Di samping itu, dia melihat ekonomi domestik sangat kondusif. Kondisi ini dapat menjadi modal yang kuat untuk meredam potensi dampak negatif dari berbagai isu global bukan hanya krisis utang AS, tetapi juga masalah utang Evergrande dan rencana tapering off bank sentral AS. "Apapun yang terjadi di global, bisa kita tahan kalau perekonomian domestik dijaga baik," kata Febrio.

Ia mengatakan konsumsi masyarakat mulai membaik seiring pelonggaran PPKM. Sektor produksi yang ditunjukkan kinerja PMI Manufaktur pada bulan ini juga sudah kembali ke zona ekspansif 52,2 setelah dua bulan melemah.

Perbaikan ini membuat Indonesia menjadi lebih baik dibandingkan Malaysia, Thailand atau Filipina. "Kita menjadi terlihat prestasinya dibanding negar-negara itu," kata Febrio.

Prestasi tersebut memberikan panggung bagi RI untuk terlihat lebih baik khususnya dalam konteks tujuan investasi, stabilitas dan kemampuan mengelola stabilitas ekonomi di tengah gejolak varian Delta.

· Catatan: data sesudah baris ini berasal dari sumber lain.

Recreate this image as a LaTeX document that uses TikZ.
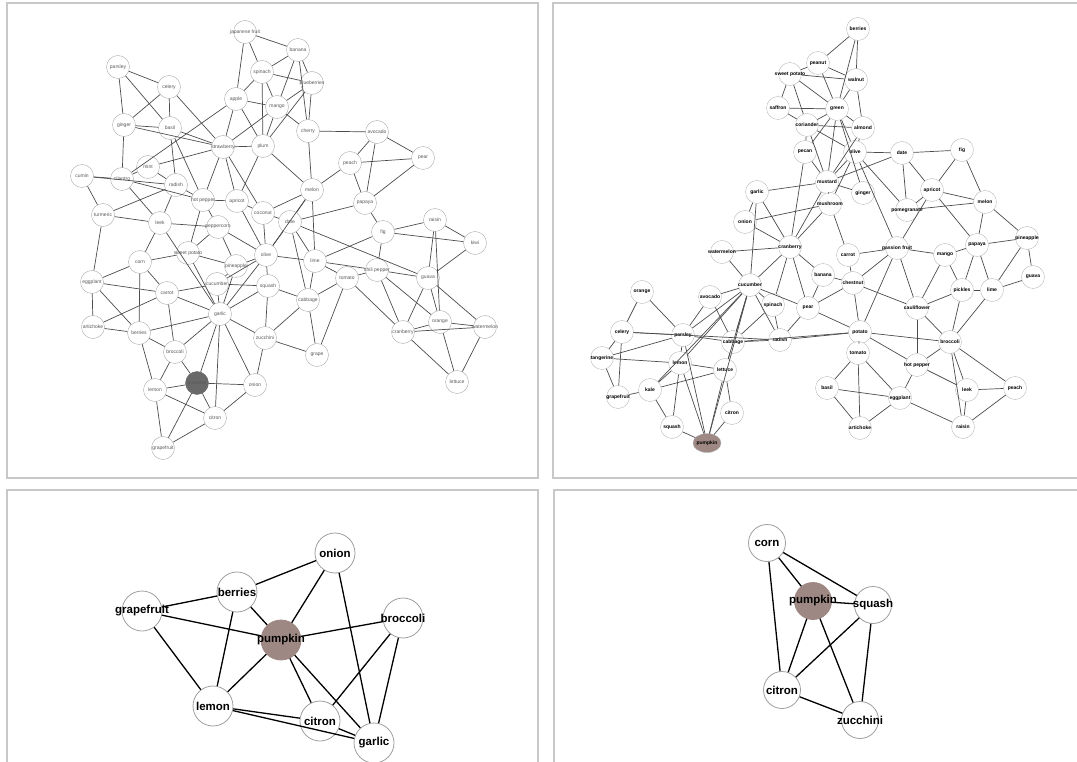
\documentclass[tikz,border=0pt]{standalone}
\usepackage{fontspec}
\setmainfont{Liberation Sans}
\usetikzlibrary{shapes.geometric}

\definecolor{panelgray}{RGB}{200,200,200}
\definecolor{pumpkinbrown}{RGB}{158,136,131}
\definecolor{pumpkingray}{RGB}{105,105,105}
\newcommand{\foodlabel}[1]{\makebox[0pt]{#1}}

\begin{document}
\begin{tikzpicture}[x=1pt, y=-1pt,
        panel/.style={draw=panelgray, line width=1.6pt},
        smallfood/.style={circle, draw=gray!65, fill=white, minimum size=23pt, inner sep=0pt, font=\fontsize{5}{6}\selectfont, text=black!65},
        boldfood/.style={smallfood, draw=gray!55, font=\bfseries\fontsize{5}{6}\selectfont, text=black},
        food/.style={circle, draw=gray!75, line width=0.8pt, fill=white, minimum size=40pt, inner sep=0pt, font=\bfseries\fontsize{11.5}{13}\selectfont},
        thinlink/.style={draw=black!70, line width=0.7pt},
        link/.style={draw=black, line width=1.3pt}
    ]
        \useasboundingbox (0,0) rectangle (1077,762);

        % Panels
        \draw[panel] (7,3) rectangle (538,478);
        \draw[panel] (553,3) rectangle (1095,478);
        \draw[panel] (7,490) rectangle (538,780);
        \draw[panel] (554,490) rectangle (1095,780);

        % Top left: whole network
        \foreach \n/\x/\y/\t in {1/245/32/japanese fruit, 2/298/50/banana, 3/118/67/parsley, 4/169/87/celery,
            5/262/72/spinach, 6/312/83/blueberries, 7/236/99/apple, 8/277/107/mango, 9/124/125/ginger,
            10/170/128/basil, 11/308/131/cherry, 12/223/147/strawberry, 13/263/146/plum, 14/377/132/avocado,
            15/350/163/peach, 16/423/158/pear, 17/82/176/cumin, 18/122/179/cilantro, 19/148/167/mint,
            20/176/185/radish, 21/203/200/hot pepper, 22/237/201/apricot, 23/312/190/melon, 24/365/203/papaya,
            25/103/215/turmeric, 26/160/223/leek, 27/218/227/peppercorn, 28/263/213/coconut, 29/290/222/date,
            30/188/253/sweet potato, 31/140/262/corn, 32/236/266/pineapple, 33/266/255/olive, 34/315/261/lime,
            35/347/278/tomato, 36/92/282/eggplant, 37/167/293/carrot, 38/217/284/cucumber, 39/268/286/squash,
            40/308/300/cabbage, 41/220/314/garlic, 42/93/327/artichoke, 43/139/333/berries, 44/265/338/zucchini,
            45/175/352/broccoli, 47/155/390/lemon, 48/255/385/onion, 49/215/418/citron,
            50/163/448/grapefruit, 51/383/232/fig, 52/435/220/raisin, 53/475/243/kiwi, 54/377/270/chili pepper,
            55/428/278/guava, 56/440/322/orange, 57/403/332/cranberry, 58/485/327/watermelon, 59/317/355/grape,
            60/457/382/lettuce}
            \node[smallfood] (tl\n) at (\x,\y) {\foodlabel{\t}};
        \node[smallfood, fill=pumpkingray, draw=pumpkingray] (tl46) at (197,383) {\foodlabel{pumpkin}};

        \foreach \u/\v in {1/2,1/5,1/7, 2/5,2/6,2/8,2/11, 3/4,3/9,3/10, 4/9,4/10,4/12, 5/6,5/7,5/8,5/13,
            6/8,6/11,6/13, 7/8,7/12,7/13,7/18, 8/11,8/12,8/13, 9/10,9/12,9/18, 10/12,10/20,10/21,
            11/14,11/23, 12/13,12/19,12/21,12/22,12/28, 13/22,13/23, 14/15,14/16,14/24, 15/16,15/23,15/24,
            16/24, 17/18,17/20,17/25, 18/19,18/21,18/26, 19/20, 20/21,20/25,20/26, 21/22,21/27,21/30,
            22/28,22/33, 23/28,23/29,23/33,23/34, 24/29,24/51, 25/26,25/36, 26/27,26/31,26/41,
            27/30,27/32,27/33, 28/29,28/33, 29/33,29/34,29/40,29/55, 30/31,30/32,30/41, 31/36,31/37,31/43,
            32/33,32/38,32/41, 33/34,33/38,33/39,33/41, 34/35,34/40,34/54, 35/40,35/54,35/57,35/59,
            36/37,36/42,36/43, 37/38,37/41,37/42,37/45, 38/39,38/41, 39/40,39/41,39/44, 40/44,40/59,
            41/43,41/44,41/45,41/46,41/48,41/49, 42/43, 43/45,43/47, 44/48,44/59, 45/46,45/47,
            46/47,46/48,46/49,46/50, 47/49,47/50, 48/49, 49/50, 51/52,51/53,51/54,51/34,
            52/53,52/55,52/56, 53/55, 54/55,54/56,54/57, 55/56,55/57,55/58, 56/57,56/58,56/60,
            57/58,57/60, 58/60}
            \draw[thinlink] (tl\u) -- (tl\v);

        % Top right: whole network
        \foreach \n/\x/\y/\t in {1/858/29/berries, 2/818/63/peanut, 3/790/74/sweet potato, 4/856/80/walnut,
            5/778/108/saffron, 6/837/109/green, 7/807/125/coriander, 8/863/128/almond, 9/805/152/pecan,
            10/855/152/olive, 11/902/153/date, 12/962/150/fig, 13/827/182/mustard, 14/863/193/ginger,
            15/757/192/garlic, 16/932/190/apricot, 17/830/204/mushroom, 18/907/210/pomegranate, 19/985/202/melon,
            20/745/222/onion, 21/790/247/cranberry, 22/722/252/watermelon, 23/848/255/carrot, 24/897/248/passion fruit,
            25/945/255/mango, 26/977/245/papaya, 27/1027/238/pineapple, 28/750/285/cucumber, 29/823/275/banana,
            30/853/283/chestnut, 31/1033/277/guava, 32/962/290/pickles, 33/992/290/lime, 34/642/292/orange,
            35/710/297/avocado, 36/773/305/spinach, 37/808/308/pear, 38/917/308/cauliflower, 39/622/332/celery,
            40/683/335/parsley, 41/733/342/cabbage, 42/780/340/radish, 43/860/332/potato, 44/950/342/broccoli,
            45/602/358/tangerine, 46/680/363/lemon, 47/725/370/lettuce, 48/858/353/tomato, 49/917/365/hot pepper,
            50/618/397/grapefruit, 51/650/390/kale, 52/827/388/basil, 53/900/398/eggplant, 54/967/390/leek,
            55/1015/388/peach, 56/732/413/citron, 57/672/427/squash, 59/860/428/artichoke, 60/963/427/raisin}
            \node[boldfood] (tr\n) at (\x,\y) {\foodlabel{\t}};
        \node[boldfood, ellipse, fill=pumpkinbrown, draw=gray!60, minimum width=28pt, minimum height=19pt] (tr58) at (707,443) {\foodlabel{pumpkin}};

        \foreach \u/\v in {1/2,1/4,1/6, 2/3,2/4,2/6, 3/4,3/5,3/6,3/7, 4/6,4/8, 5/6,5/7,
            6/7,6/8,6/9,6/10,6/13,6/14, 7/8,7/9,7/10,7/13, 8/10,8/13, 9/13,9/21,
            10/11,10/13,10/17,10/18,10/24, 11/12,11/13,11/16,11/18, 12/16,12/19,
            13/14,13/15,13/17,13/21, 15/20,15/21,15/28, 16/18,16/19,16/24,16/26, 17/20,17/21,17/23,
            18/19, 19/26,19/27, 20/21, 21/22,21/28,21/29,21/36,21/37, 22/28, 23/24,23/30,
            24/25,24/30,24/38,24/43, 25/26,25/32,25/38, 26/27,26/32,26/33, 27/31,27/33,
            28/35,28/36,28/37,28/40,28/41,28/42,28/46,28/47,28/51,28/58, 29/30,29/37,
            30/37,30/38,30/43, 31/33, 32/33,32/38,32/44, 33/44, 34/39,34/40, 35/40,35/41,
            36/41,36/42, 37/42,37/43, 38/44,38/49, 39/40,39/42,39/45,39/50, 40/41,40/45,40/46,40/58,
            41/42,41/43,41/47, 42/43, 43/44,43/48,43/49, 44/49,44/54,44/55,44/60, 45/46,45/50,
            46/47,46/51,46/57,46/58, 47/51,47/56,47/58, 48/52,48/53,48/59, 49/53,49/54, 50/51,
            51/57, 52/53,52/59, 53/59,53/60, 54/55,54/60, 55/60, 56/58, 57/58}
            \draw[thinlink] (tr\u) -- (tr\v);

        % Bottom left: pumpkin and its neighbours
        \node[food] (onion) at (335,553) {\foodlabel{onion}};
        \node[food] (berries) at (237,592) {\foodlabel{berries}};
        \node[food] (grapefruit) at (142,611) {\foodlabel{grapefruit}};
        \node[food, fill=pumpkinbrown, draw=pumpkinbrown] (pumpkin) at (281,640) {\foodlabel{pumpkin}};
        \node[food] (broccoli) at (403,618) {\foodlabel{broccoli}};
        \node[food] (lemon) at (213,706) {\foodlabel{lemon}};
        \node[food] (citron) at (320,721) {\foodlabel{citron}};
        \node[food] (garlic) at (374,743) {\foodlabel{garlic}};

        \foreach \u/\v in {berries/onion, grapefruit/berries, grapefruit/pumpkin, grapefruit/lemon,
            berries/pumpkin, berries/lemon, onion/pumpkin, onion/garlic, pumpkin/broccoli, pumpkin/lemon,
            pumpkin/citron, pumpkin/garlic, broccoli/citron, broccoli/garlic, lemon/citron, lemon/garlic, citron/garlic}
            \draw[link] (\u) -- (\v);

        % Bottom right: pumpkin, second network
        \node[food, minimum size=37pt] (corn) at (767,543) {\foodlabel{corn}};
        \node[food, minimum size=37pt, fill=pumpkinbrown, draw=pumpkinbrown] (pumpkinB) at (813,601) {\foodlabel{pumpkin}};
        \node[food, minimum size=37pt] (squash) at (873,605) {\foodlabel{squash}};
        \node[food, minimum size=37pt] (citronB) at (782,690) {\foodlabel{citron}};
        \node[food, minimum size=37pt] (zucchini) at (860,720) {\foodlabel{zucchini}};

        \foreach \u/\v in {corn/pumpkinB, corn/squash, corn/citronB, pumpkinB/squash, pumpkinB/citronB,
            pumpkinB/zucchini, squash/citronB, squash/zucchini, citronB/zucchini}
            \draw[link] (\u) -- (\v);
    \end{tikzpicture}
\end{document}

Sebelumnya, Menteri Keuangan Sri Mulyani sempat mengungkap dirinya masih terus memantau perkembangan tiga gejolak eksternal yang berisiko mempengaruhi ekonomi domestik. Ketiga persoalan tersebut antara alotnya pembahasan batas utang di AS yang mendekati gagal bayar, krisis utang Evergrande hingga rencana tapering off The Fed.

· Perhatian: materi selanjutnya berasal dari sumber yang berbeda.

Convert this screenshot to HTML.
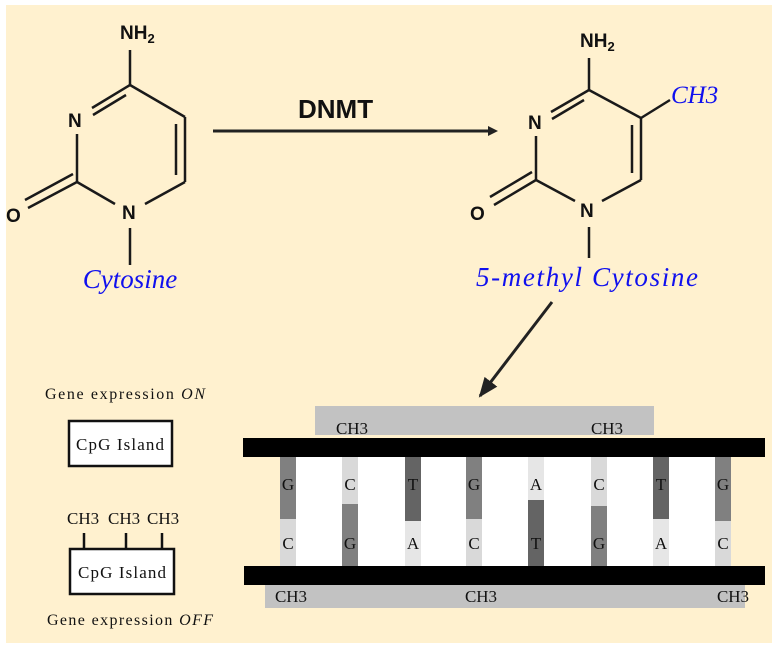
<!DOCTYPE html>
<html><head><style>
body{margin:0;width:778px;height:650px;background:#fff;overflow:hidden}
svg{display:block}
</style></head><body>
<svg width="778" height="650" viewBox="0 0 778 650" xmlns="http://www.w3.org/2000/svg">
<defs>
<marker id="ah" markerWidth="10" markerHeight="10" refX="7" refY="5" orient="auto" markerUnits="userSpaceOnUse">
<path d="M0,0 L10,5 L0,10 Z" fill="#222"/></marker>
<marker id="ah2" markerWidth="22" markerHeight="20" refX="18" refY="10" orient="auto" markerUnits="userSpaceOnUse">
<path d="M0,2 L20,10 L0,18 Z" fill="#222"/></marker>
</defs>
<rect x="6" y="5" width="766" height="638" fill="#fff1cf"/>
<g stroke="#1a1a1a" stroke-width="2.5" fill="none">
<line x1="130" y1="50" x2="130" y2="85"/>
<line x1="130" y1="85" x2="185" y2="117"/>
<line x1="185" y1="117" x2="185" y2="182"/>
<line x1="176" y1="124" x2="176" y2="175"/>
<line x1="185" y1="182" x2="145" y2="204"/>
<line x1="115" y1="204" x2="77" y2="182"/>
<line x1="77" y1="182" x2="77" y2="134"/>
<line x1="130" y1="85" x2="92" y2="108"/>
<line x1="126" y1="95" x2="93" y2="115"/>
<line x1="77" y1="182" x2="28" y2="208"/>
<line x1="73" y1="174" x2="25" y2="200"/>
<line x1="130" y1="228" x2="130" y2="265"/>
<line x1="589" y1="58" x2="589" y2="90"/>
<line x1="589" y1="90" x2="641" y2="118"/>
<line x1="641" y1="118" x2="641" y2="180"/>
<line x1="632" y1="125" x2="632" y2="173"/>
<line x1="641" y1="180" x2="602" y2="201"/>
<line x1="575" y1="201" x2="536" y2="180"/>
<line x1="536" y1="180" x2="536" y2="136"/>
<line x1="589" y1="90" x2="551" y2="112"/>
<line x1="584" y1="100" x2="552" y2="119"/>
<line x1="536" y1="180" x2="494" y2="205"/>
<line x1="532" y1="172" x2="490" y2="197"/>
<line x1="641" y1="118" x2="670" y2="100"/>
<line x1="589" y1="227" x2="589" y2="258"/>
</g>
<g font-family="Liberation Sans, sans-serif" font-weight="bold" font-size="19" fill="#111">
<text x="120" y="39">NH<tspan font-size="13" dy="4">2</tspan></text>
<text x="68" y="127">N</text>
<text x="122" y="219">N</text>
<text x="6" y="222">O</text>
<text x="580" y="47">NH<tspan font-size="13" dy="4">2</tspan></text>
<text x="528" y="129">N</text>
<text x="580" y="217">N</text>
<text x="470" y="220">O</text>
<text x="298" y="118" font-size="26">DNMT</text>
</g>
<g font-family="Liberation Serif, serif" font-style="italic" fill="#1010ee" font-size="27">
<text x="130" y="288" text-anchor="middle">Cytosine</text>
<text x="587" y="286" text-anchor="middle" textLength="222">5-methyl Cytosine</text>
<text x="671" y="103" font-size="25">CH3</text>
</g>
<line x1="213" y1="131" x2="495" y2="131" stroke="#222" stroke-width="3" marker-end="url(#ah)"/>
<line x1="552" y1="302" x2="480" y2="396" stroke="#222" stroke-width="3" marker-end="url(#ah2)"/>
<rect x="315" y="406" width="339" height="29" fill="#c2c2c2"/>
<rect x="265" y="585" width="480" height="23" fill="#c2c2c2"/>
<rect x="280" y="457" width="451" height="109" fill="#fff"/>
<g>
<rect x="280" y="457" width="16" height="62" fill="#808080"/><rect x="280" y="519" width="16" height="47" fill="#d9d9d9"/>
<rect x="342" y="457" width="16" height="47" fill="#d9d9d9"/><rect x="342" y="504" width="16" height="62" fill="#808080"/>
<rect x="405" y="457" width="16" height="64" fill="#646464"/><rect x="405" y="521" width="16" height="45" fill="#e6e6e6"/>
<rect x="466" y="457" width="16" height="62" fill="#808080"/><rect x="466" y="519" width="16" height="47" fill="#d9d9d9"/>
<rect x="528" y="457" width="16" height="43" fill="#e6e6e6"/><rect x="528" y="500" width="16" height="66" fill="#646464"/>
<rect x="591" y="457" width="16" height="49" fill="#d9d9d9"/><rect x="591" y="506" width="16" height="60" fill="#808080"/>
<rect x="653" y="457" width="16" height="62" fill="#646464"/><rect x="653" y="519" width="16" height="47" fill="#e6e6e6"/>
<rect x="715" y="457" width="16" height="64" fill="#808080"/><rect x="715" y="521" width="16" height="45" fill="#d9d9d9"/>
</g>
<rect x="243" y="438" width="522" height="19" fill="#000"/>
<rect x="244" y="566" width="521" height="19" fill="#000"/>
<g font-family="Liberation Serif, serif" font-size="17" fill="#111" text-anchor="middle">
<text x="288" y="490">G</text><text x="350" y="490">C</text><text x="413" y="490">T</text><text x="474" y="490">G</text>
<text x="536" y="490">A</text><text x="599" y="490">C</text><text x="661" y="490">T</text><text x="723" y="490">G</text>
<text x="288" y="549">C</text><text x="350" y="549">G</text><text x="413" y="549">A</text><text x="474" y="549">C</text>
<text x="536" y="549">T</text><text x="599" y="549">G</text><text x="661" y="549">A</text><text x="723" y="549">C</text>
<text x="352" y="434">CH3</text><text x="607" y="434">CH3</text>
<text x="291" y="602">CH3</text><text x="481" y="602">CH3</text><text x="733" y="602">CH3</text>
</g>
<g fill="#fff" stroke="#111" stroke-width="2.5">
<rect x="69" y="421" width="103" height="45"/>
<rect x="70" y="549" width="104" height="45"/>
</g>
<g stroke="#111" stroke-width="2.5">
<line x1="84" y1="533" x2="84" y2="549"/><line x1="126" y1="533" x2="126" y2="549"/><line x1="162" y1="533" x2="162" y2="549"/>
</g>
<g font-family="Liberation Serif, serif" font-size="17" fill="#111">
<text x="120" y="450" text-anchor="middle" textLength="88">CpG Island</text>
<text x="122" y="578" text-anchor="middle" textLength="88">CpG Island</text>
<text x="45" y="399" font-size="16" textLength="160">Gene expression <tspan font-style="italic">ON</tspan></text>
<text x="47" y="625" font-size="16" textLength="166">Gene expression <tspan font-style="italic">OFF</tspan></text>
<text x="67" y="524">CH3</text><text x="108" y="524">CH3</text><text x="147" y="524">CH3</text>
</g>
</svg>
</body></html>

"Ada beberapa persoalan, seperti terjadinya pembahasan di bidang fiskal, yaitu batas utang di Amerika Serikat. Ini menjadi faktor yang harus kita waspadai," kata Sri Mulyani dalam Diskusi Virtual Bertajuk Forum Indonesia Bangkit oleh CIMB Niaga, Rabu (29/9).

Peringatan Sri Mulyani tersebut bukan tanpa alasan. Sejumlah pihak mulai mewanti-wanti potensi 'bencana' ekonomi yang ditimbulkan jika Senat AS gagal mencapai sepakat untuk menangguhkan atau menaikan batas utang pemerintah. Dalam RUU baru yang diusulkan partai Demokrat, penangguhan batas utang diusulkan hingga Desember 2022.

Pemerintahan Joe Biden bisa bernafas lega setelah Senat Amerika Serikat (AS) meloloskan RUU pendanaan jangka pendek bagi pemerintah, di detik-detik terakhir menjelang berakhirnya tahun fiskal pada Kamis (30/9).



Dengan begitu Amerika terhindar dari risiko shutdown alias penutupan operasional untuk sementara waktu dan krisis baru apabila pemerintah kehabisan dana. Meski demikian, pembahasan mengenai batas utang masih ditunda.

Setelah undang-undang pendanaan pemerintah lolos, Demokrat sebagai pendukung Biden akan mengalihkan perhatian penuh mereka pada tenggat untuk menaikkan batas pinjaman pemerintah yang sekarang mencapai US$ 28,4 triliun (Rp 404 ribu triliun).  Posisi utang tersebut telah mencapai batas maksimal sehingga AS tidak bisa menambah utang tanpa kebijakan penangguhan.

Langkah untuk menaikkan batas utang kian mendesak pasalnya Departemen Keuangan AS sudah memberi alaram kemungkinan default atau gagal bayar untuk pertama kalinya kurang dari tiga minggu lagi.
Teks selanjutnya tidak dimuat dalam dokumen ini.